Nabucco: a sketchy prospect

The second project, the Nabucco pipeline, is just as sketchy a prospect, despite OMV's hopes that it will come on stream in 2012. It has political support in Brussels, where it is considered essential to European efforts to diversify its import sources, but OMV and its partners have yet to establish clearly where the gas to feed Nabucco will come from. "In every business plan there are some 'ifs'," Werner Auli, head of OMV's gas division, told Petroleum Economist last month. "But I am convinced we will have much more gas than we will have capacity to export."
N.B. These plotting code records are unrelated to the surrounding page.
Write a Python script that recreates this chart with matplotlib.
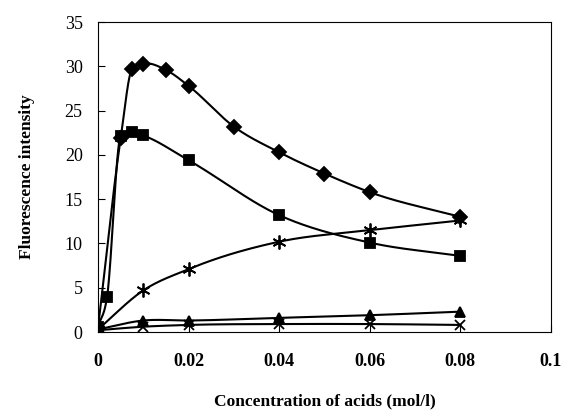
import numpy as np
import matplotlib
matplotlib.use("Agg")
import matplotlib.pyplot as plt

plt.rcParams["font.family"] = ["Liberation Serif", "DejaVu Serif"]

# data (concentration in mol/l)
x_diamond = [0, 0.005, 0.0075, 0.01, 0.015, 0.02, 0.03, 0.04, 0.05, 0.06, 0.08]
y_diamond = [0.5, 21.9, 29.7, 30.3, 29.6, 27.8, 23.2, 20.3, 17.9, 15.8, 13.0]

x_square = [0, 0.002, 0.005, 0.0075, 0.01, 0.02, 0.04, 0.06, 0.08]
y_square = [0.6, 4.0, 22.1, 22.6, 22.2, 19.4, 13.2, 10.1, 8.6]

x_star = [0, 0.01, 0.02, 0.04, 0.06, 0.08]
y_star = [0.3, 4.7, 7.1, 10.2, 11.5, 12.6]

x_tri = [0, 0.01, 0.02, 0.04, 0.06, 0.08]
y_tri = [0.3, 1.3, 1.3, 1.6, 1.9, 2.3]

x_cross = [0, 0.01, 0.02, 0.04, 0.06, 0.08]
y_cross = [0.2, 0.6, 0.8, 0.9, 0.9, 0.8]

x_ticks = [0, 0.02, 0.04, 0.06, 0.08, 0.1]
x_ticklabels = ["0", "0.02", "0.04", "0.06", "0.08", "0.1"]
y_ticks = [0, 5, 10, 15, 20, 25, 30, 35]


def smooth(xs, ys, n=40):
    # cubic Hermite through the points, slopes limited in monotone stretches
    xs = np.asarray(xs, float)
    ys = np.asarray(ys, float)
    h = np.diff(xs)
    d = np.diff(ys) / h
    m = np.zeros_like(ys)
    m[0], m[-1] = d[0], d[-1]
    for i in range(1, len(xs) - 1):
        m[i] = (d[i - 1] * h[i] + d[i] * h[i - 1]) / (h[i - 1] + h[i])
        if d[i - 1] * d[i] > 0:
            lim = 3 * min(abs(d[i - 1]), abs(d[i]))
            m[i] = np.sign(m[i]) * min(abs(m[i]), lim)
    out_x, out_y = [], []
    t = np.linspace(0, 1, n)
    for i in range(len(h)):
        h00 = 2 * t**3 - 3 * t**2 + 1
        h10 = t**3 - 2 * t**2 + t
        h01 = -2 * t**3 + 3 * t**2
        h11 = t**3 - t**2
        out_x.extend(xs[i] + t * h[i])
        out_y.extend(h00 * ys[i] + h10 * h[i] * m[i] + h01 * ys[i + 1] + h11 * h[i] * m[i + 1])
    return out_x, out_y


fig = plt.figure(figsize=(5.65, 4.18), dpi=100)
ax = fig.add_axes([0.1735, 0.2057, 0.8015, 0.7413])

series = [
    (x_diamond, y_diamond, "D", 7),
    (x_square, y_square, "s", 7),
    (x_star, y_star, (6, 2, 0), 10),
    (x_tri, y_tri, "^", 7),
    (x_cross, y_cross, "x", 7.5),
]
for xs, ys, m, ms in series:
    sx, sy = smooth(xs, ys)
    ax.plot(sx, sy, color="black", lw=1.5)
    ax.plot(xs, ys, ls="none", marker=m, ms=ms, color="black", mew=1.3)

ax.set_xlim(0, 0.1)
ax.set_ylim(0, 35)
ax.set_xticks(x_ticks)
ax.set_xticklabels(x_ticklabels, fontweight="bold")
ax.set_yticks(y_ticks)
ax.tick_params(axis="both", direction="in", length=5, width=0.8, labelsize=13)
ax.tick_params(axis="x", pad=15)
ax.tick_params(axis="y", pad=11)
for s in ax.spines.values():
    s.set_linewidth(0.8)

ax.set_xlabel("Concentration of acids (mol/l)", fontsize=12.5, fontweight="bold", labelpad=17)
ax.set_ylabel("Fluorescence intensity", fontsize=12.5, fontweight="bold", labelpad=21)

fig.savefig("out.png", dpi=100)
plt.close(fig)
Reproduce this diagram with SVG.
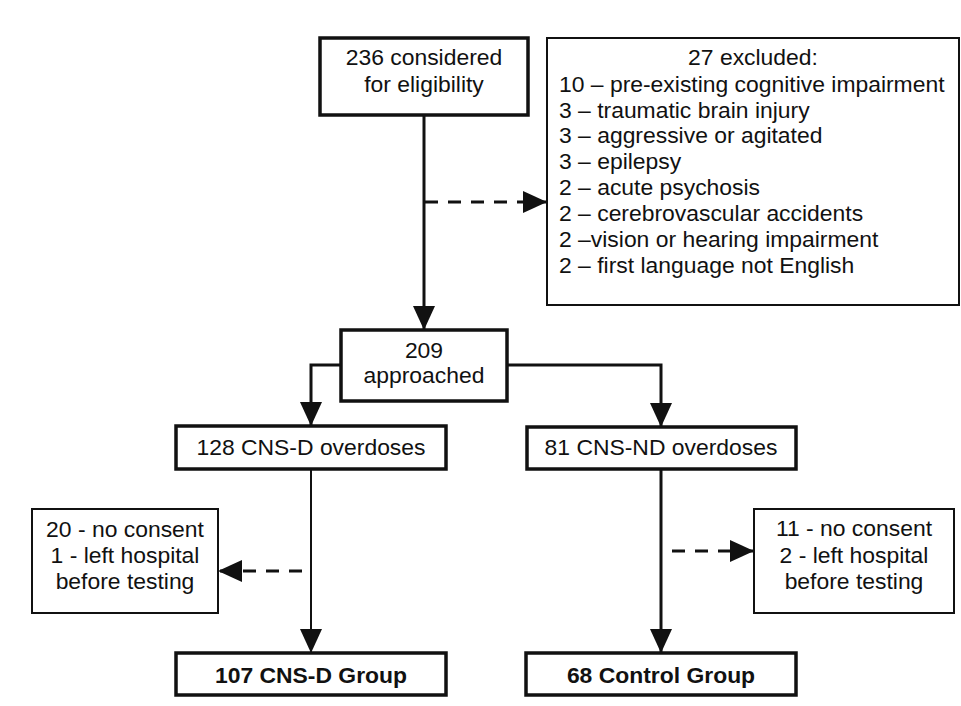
<svg xmlns="http://www.w3.org/2000/svg" width="961" height="706" viewBox="0 0 961 706">
<style>
text{font-family:"Liberation Sans",Arial,sans-serif;font-size:22.9px;fill:#111}
.c{text-anchor:middle}
.b{font-weight:bold}
.thick{fill:#fff;stroke:#111;stroke-width:3.5}
.thin{fill:#fff;stroke:#111;stroke-width:2}
.ln{fill:none;stroke:#111;stroke-width:3}
.ln2{fill:none;stroke:#111;stroke-width:2}
.dash{fill:none;stroke:#111;stroke-width:3;stroke-dasharray:13 10}
</style>
<defs>
<marker id="ah" markerUnits="userSpaceOnUse" markerWidth="24" markerHeight="22" refX="24" refY="11" orient="auto">
<path d="M0,0 L24,11 L0,22 z" fill="#111"/>
</marker>
</defs>
<rect width="961" height="706" fill="#fff"/>
<g id="connectors">
<line class="ln" x1="424" y1="115" x2="424" y2="330" marker-end="url(#ah)"/>
<line class="dash" x1="425" y1="202" x2="547" y2="202" marker-end="url(#ah)"/>
<polyline class="ln" points="341,365 311,365 311,426" marker-end="url(#ah)"/>
<polyline class="ln" points="507,365 661,365 661,427" marker-end="url(#ah)"/>
<line class="ln2" x1="311" y1="469" x2="311" y2="653" marker-end="url(#ah)"/>
<line class="ln" x1="661" y1="468" x2="661" y2="653" marker-end="url(#ah)"/>
<line class="dash" x1="302" y1="571" x2="218" y2="571" marker-end="url(#ah)"/>
<line class="dash" x1="672" y1="551" x2="754" y2="551" marker-end="url(#ah)"/>
</g>
<g id="considered">
<rect class="thick" x="320" y="38" width="208" height="77"/>
<text class="c" x="424" y="65">236 considered</text>
<text class="c" x="424" y="92">for eligibility</text>
</g>
<g id="excluded">
<rect class="thin" x="547" y="38" width="412" height="267"/>
<text class="c" x="753" y="65">27 excluded:</text>
<text x="559" y="92">10 – pre-existing cognitive impairment</text>
<text x="559" y="118">3 – traumatic brain injury</text>
<text x="559" y="143">3 – aggressive or agitated</text>
<text x="559" y="169">3 – epilepsy</text>
<text x="559" y="195">2 – acute psychosis</text>
<text x="559" y="221">2 – cerebrovascular accidents</text>
<text x="559" y="247">2 –vision or hearing impairment</text>
<text x="559" y="273">2 – first language not English</text>
</g>
<g id="approached">
<rect class="thick" x="341" y="330" width="166" height="71"/>
<text class="c" x="424" y="358">209</text>
<text class="c" x="424" y="383">approached</text>
</g>
<g id="cnsd">
<rect class="thick" x="176" y="426" width="270" height="43"/>
<text class="c" x="311" y="455">128 CNS-D overdoses</text>
</g>
<g id="cnsnd">
<rect class="thick" x="527" y="427" width="269" height="42"/>
<text class="c" x="661" y="455">81 CNS-ND overdoses</text>
</g>
<g id="excl-left">
<rect class="thin" x="32" y="509" width="186" height="104"/>
<text class="c" x="125" y="537">20 - no consent</text>
<text class="c" x="125" y="563">1 - left hospital</text>
<text class="c" x="125" y="589">before testing</text>
</g>
<g id="excl-right">
<rect class="thin" x="754" y="509" width="200" height="104"/>
<text class="c" x="854" y="536">11 - no consent</text>
<text class="c" x="854" y="563">2 - left hospital</text>
<text class="c" x="854" y="589">before testing</text>
</g>
<g id="cnsd-group">
<rect class="thick" x="176" y="653" width="270" height="42"/>
<text class="c b" x="311" y="683">107 CNS-D Group</text>
</g>
<g id="control-group">
<rect class="thick" x="526" y="653" width="270" height="42"/>
<text class="c b" x="661" y="683">68 Control Group</text>
</g>
</svg>
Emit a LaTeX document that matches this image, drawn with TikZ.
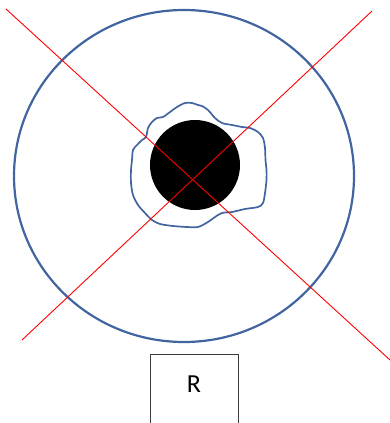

Some of the gas for Nabucco will come from Azerbaijan, says Auli. But whether Iran, Iraq, Egypt or other Central Asia suppliers will export gas through Nabucco, as OMV hopes, is debatable. Each presents significant problems as a supplier and, perhaps with that in mind, OMV's plans for Nabucco are now slightly more modest. Initial throughput capacity will be just 8bn-12bn cm/y by 2012, with an increase to 30bn cm/y "after 2017". Originally, the consortium targeted start-up in 2009 with imports of 31bn cm/y by 2015.

Plans by Russia's Gazprom and Italy's Eni to export gas to Europe through the South Stream pipeline has also been seen by many analysts as a threat to Nabucco's progress. Both pipelines would target the same central European consumers.

However, Auli claimed Europe will need both pipelines. Indeed, despite the perception of competition between the projects, he says Gazprom initially invited OMV to participate in the South Stream development. "Nabucco is not a competitor to South Stream, it is a competitor to Ukraine." At the same time, there remains a good chance, he said, that Nabucco will offer the Russian company another means of exporting Russian gas to Europe.